───── AVAILABLE RECORDS ─────

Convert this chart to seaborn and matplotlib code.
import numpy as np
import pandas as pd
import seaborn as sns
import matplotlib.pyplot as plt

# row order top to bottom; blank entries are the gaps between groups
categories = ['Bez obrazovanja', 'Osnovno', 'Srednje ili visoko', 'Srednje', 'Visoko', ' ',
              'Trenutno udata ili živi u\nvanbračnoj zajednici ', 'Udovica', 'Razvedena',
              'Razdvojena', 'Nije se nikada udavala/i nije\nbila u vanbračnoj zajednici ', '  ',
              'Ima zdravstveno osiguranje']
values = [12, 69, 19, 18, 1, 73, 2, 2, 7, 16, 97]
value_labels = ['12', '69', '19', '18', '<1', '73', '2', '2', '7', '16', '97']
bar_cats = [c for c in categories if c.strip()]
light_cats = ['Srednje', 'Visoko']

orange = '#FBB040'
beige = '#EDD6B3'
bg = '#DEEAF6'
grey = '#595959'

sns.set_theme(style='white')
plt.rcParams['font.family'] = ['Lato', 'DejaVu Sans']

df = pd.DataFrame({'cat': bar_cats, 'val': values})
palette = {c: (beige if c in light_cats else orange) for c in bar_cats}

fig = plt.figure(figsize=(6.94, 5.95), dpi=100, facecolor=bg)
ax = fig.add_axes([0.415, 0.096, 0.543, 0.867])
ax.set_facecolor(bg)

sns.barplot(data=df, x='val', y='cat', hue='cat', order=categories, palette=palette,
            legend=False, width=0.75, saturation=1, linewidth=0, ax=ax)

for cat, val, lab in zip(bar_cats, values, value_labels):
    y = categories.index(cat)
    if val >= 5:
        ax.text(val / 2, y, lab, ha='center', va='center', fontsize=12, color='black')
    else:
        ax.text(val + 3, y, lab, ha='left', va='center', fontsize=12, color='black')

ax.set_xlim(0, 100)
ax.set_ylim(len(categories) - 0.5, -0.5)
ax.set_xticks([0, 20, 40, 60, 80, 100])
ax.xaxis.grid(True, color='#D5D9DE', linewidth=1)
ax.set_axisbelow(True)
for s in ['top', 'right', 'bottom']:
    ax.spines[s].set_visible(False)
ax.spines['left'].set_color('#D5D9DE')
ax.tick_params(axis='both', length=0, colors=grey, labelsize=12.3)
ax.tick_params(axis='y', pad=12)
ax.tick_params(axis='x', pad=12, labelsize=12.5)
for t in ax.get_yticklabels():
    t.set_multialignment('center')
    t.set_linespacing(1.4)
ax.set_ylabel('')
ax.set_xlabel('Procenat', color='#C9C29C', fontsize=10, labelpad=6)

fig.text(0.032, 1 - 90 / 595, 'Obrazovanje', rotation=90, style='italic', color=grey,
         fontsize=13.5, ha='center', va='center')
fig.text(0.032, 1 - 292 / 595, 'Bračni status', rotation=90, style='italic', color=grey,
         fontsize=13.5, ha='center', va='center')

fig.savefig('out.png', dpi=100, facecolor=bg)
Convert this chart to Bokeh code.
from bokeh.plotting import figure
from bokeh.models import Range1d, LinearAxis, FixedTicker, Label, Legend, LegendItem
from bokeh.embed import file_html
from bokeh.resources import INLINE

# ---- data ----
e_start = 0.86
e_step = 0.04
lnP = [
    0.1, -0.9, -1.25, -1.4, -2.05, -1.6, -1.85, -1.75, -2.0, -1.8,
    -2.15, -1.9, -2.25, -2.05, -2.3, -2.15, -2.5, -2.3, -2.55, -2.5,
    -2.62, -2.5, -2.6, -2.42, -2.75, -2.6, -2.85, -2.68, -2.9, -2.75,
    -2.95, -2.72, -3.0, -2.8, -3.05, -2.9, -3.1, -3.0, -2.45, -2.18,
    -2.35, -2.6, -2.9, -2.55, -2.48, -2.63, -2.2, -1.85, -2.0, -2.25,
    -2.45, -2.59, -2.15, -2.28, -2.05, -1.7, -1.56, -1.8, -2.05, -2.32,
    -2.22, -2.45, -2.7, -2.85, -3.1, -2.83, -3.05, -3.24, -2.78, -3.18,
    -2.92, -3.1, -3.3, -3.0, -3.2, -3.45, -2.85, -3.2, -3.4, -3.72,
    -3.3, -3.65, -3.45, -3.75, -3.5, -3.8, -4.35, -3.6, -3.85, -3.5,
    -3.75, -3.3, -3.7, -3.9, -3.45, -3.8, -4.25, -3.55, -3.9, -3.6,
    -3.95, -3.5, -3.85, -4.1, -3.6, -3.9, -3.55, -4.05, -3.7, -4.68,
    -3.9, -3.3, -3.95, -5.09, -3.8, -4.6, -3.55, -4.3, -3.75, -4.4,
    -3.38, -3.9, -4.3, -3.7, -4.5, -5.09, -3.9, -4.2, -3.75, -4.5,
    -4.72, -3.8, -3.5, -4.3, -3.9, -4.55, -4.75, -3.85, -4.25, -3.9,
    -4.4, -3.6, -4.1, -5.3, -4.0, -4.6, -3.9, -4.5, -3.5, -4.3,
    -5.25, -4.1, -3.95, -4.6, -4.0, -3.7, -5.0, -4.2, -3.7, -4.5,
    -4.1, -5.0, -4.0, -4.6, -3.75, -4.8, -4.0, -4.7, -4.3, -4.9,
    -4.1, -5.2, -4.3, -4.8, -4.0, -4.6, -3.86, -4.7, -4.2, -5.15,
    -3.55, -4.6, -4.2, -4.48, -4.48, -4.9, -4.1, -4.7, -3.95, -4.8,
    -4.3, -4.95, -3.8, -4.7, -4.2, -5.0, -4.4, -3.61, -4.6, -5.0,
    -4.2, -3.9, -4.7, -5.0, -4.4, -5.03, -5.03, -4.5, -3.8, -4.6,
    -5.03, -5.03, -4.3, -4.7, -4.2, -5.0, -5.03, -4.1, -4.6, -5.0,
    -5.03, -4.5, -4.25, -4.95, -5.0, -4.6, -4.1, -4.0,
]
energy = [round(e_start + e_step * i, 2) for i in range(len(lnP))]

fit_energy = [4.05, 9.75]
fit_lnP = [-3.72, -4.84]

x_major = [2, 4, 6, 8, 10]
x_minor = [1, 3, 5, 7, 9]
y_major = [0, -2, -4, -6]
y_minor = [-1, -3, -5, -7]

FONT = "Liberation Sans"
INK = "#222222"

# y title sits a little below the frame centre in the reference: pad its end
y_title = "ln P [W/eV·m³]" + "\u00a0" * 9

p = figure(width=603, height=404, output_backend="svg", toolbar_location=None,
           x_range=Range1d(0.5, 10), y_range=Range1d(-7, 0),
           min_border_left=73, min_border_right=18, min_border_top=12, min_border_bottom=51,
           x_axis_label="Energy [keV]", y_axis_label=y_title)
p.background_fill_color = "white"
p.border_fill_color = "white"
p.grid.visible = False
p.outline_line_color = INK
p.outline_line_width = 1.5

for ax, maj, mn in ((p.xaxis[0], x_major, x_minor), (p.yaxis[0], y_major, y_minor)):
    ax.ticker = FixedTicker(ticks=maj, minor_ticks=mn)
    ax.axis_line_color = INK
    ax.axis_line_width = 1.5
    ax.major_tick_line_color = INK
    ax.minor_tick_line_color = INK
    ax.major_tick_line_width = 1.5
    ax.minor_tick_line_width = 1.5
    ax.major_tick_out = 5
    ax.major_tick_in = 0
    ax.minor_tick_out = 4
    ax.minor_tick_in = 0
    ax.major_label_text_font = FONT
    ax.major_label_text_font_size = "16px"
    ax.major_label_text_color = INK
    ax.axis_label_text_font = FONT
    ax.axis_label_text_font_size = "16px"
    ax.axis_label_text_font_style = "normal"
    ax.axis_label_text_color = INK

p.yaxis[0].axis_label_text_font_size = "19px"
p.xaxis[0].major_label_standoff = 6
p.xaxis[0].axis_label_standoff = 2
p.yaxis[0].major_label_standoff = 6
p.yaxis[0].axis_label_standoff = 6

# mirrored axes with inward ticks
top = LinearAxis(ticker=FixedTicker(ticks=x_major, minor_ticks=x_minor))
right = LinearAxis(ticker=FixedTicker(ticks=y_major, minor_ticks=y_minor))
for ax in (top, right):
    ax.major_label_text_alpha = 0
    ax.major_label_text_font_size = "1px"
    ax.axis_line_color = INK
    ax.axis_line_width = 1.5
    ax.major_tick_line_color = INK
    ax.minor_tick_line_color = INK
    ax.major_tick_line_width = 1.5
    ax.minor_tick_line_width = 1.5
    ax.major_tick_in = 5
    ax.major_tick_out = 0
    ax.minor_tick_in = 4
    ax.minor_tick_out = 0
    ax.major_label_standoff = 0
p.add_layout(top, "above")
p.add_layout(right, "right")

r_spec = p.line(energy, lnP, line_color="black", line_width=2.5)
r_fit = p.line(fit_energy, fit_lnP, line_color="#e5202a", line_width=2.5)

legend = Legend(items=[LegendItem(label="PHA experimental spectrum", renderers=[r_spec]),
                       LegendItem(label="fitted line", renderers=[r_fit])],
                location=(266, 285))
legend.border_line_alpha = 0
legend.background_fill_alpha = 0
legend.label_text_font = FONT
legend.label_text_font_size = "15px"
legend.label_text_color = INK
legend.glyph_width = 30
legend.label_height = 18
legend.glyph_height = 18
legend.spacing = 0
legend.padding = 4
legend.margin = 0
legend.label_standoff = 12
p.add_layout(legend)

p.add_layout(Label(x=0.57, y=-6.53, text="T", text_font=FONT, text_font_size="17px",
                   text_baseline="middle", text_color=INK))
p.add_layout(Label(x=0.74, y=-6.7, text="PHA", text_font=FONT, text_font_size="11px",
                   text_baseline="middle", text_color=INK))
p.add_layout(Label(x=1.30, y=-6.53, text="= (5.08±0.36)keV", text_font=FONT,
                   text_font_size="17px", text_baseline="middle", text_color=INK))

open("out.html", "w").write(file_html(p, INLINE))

─────
───── AVAILABLE RECORDS ─────

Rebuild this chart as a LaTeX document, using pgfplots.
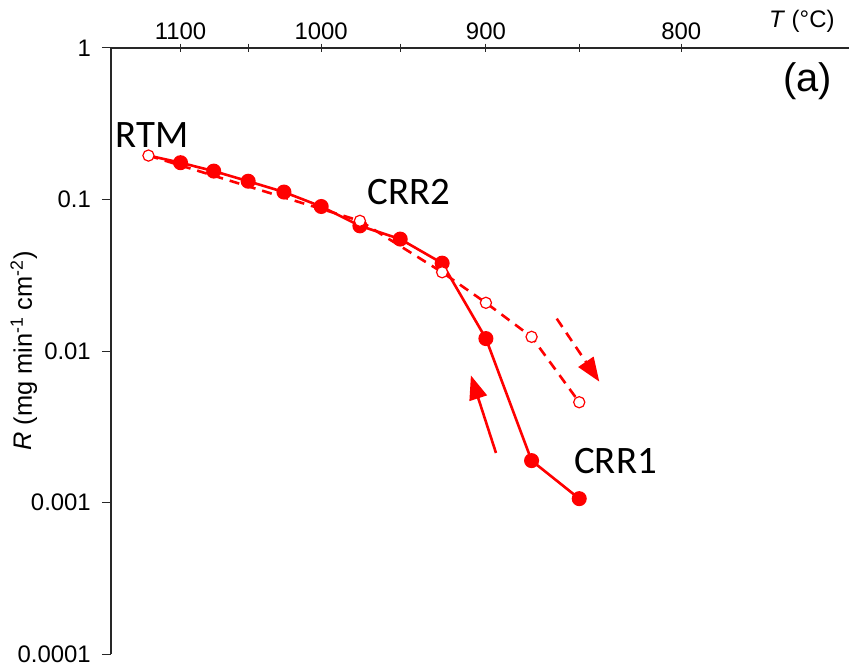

─────
───── AVAILABLE RECORDS ─────

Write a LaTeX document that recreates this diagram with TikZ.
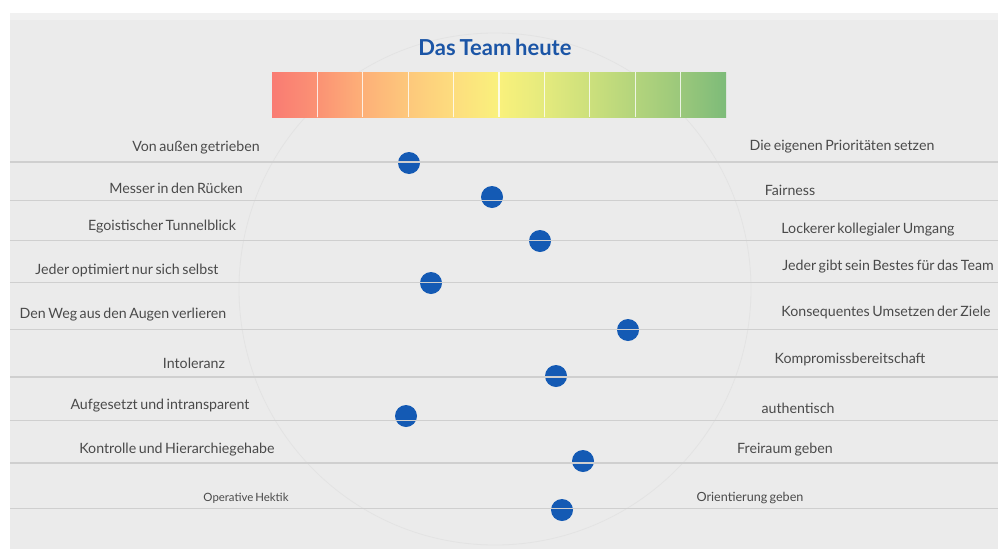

─────

AIM OF THE EXERCISE:
Give again only the lines that run from the line with "Convert this chart to seaborn" to the line with "plt.rcParams['font.family'] = ['Lato', 'DejaVu". Include both of those lines exactly as written.

EXERCISE OUTPUT:
Convert this chart to seaborn and matplotlib code.
import numpy as np
import pandas as pd
import seaborn as sns
import matplotlib.pyplot as plt

# row order top to bottom; blank entries are the gaps between groups
categories = ['Bez obrazovanja', 'Osnovno', 'Srednje ili visoko', 'Srednje', 'Visoko', ' ',
              'Trenutno udata ili živi u\nvanbračnoj zajednici ', 'Udovica', 'Razvedena',
              'Razdvojena', 'Nije se nikada udavala/i nije\nbila u vanbračnoj zajednici ', '  ',
              'Ima zdravstveno osiguranje']
values = [12, 69, 19, 18, 1, 73, 2, 2, 7, 16, 97]
value_labels = ['12', '69', '19', '18', '<1', '73', '2', '2', '7', '16', '97']
bar_cats = [c for c in categories if c.strip()]
light_cats = ['Srednje', 'Visoko']

orange = '#FBB040'
beige = '#EDD6B3'
bg = '#DEEAF6'
grey = '#595959'

sns.set_theme(style='white')
plt.rcParams['font.family'] = ['Lato', 'DejaVu Sans']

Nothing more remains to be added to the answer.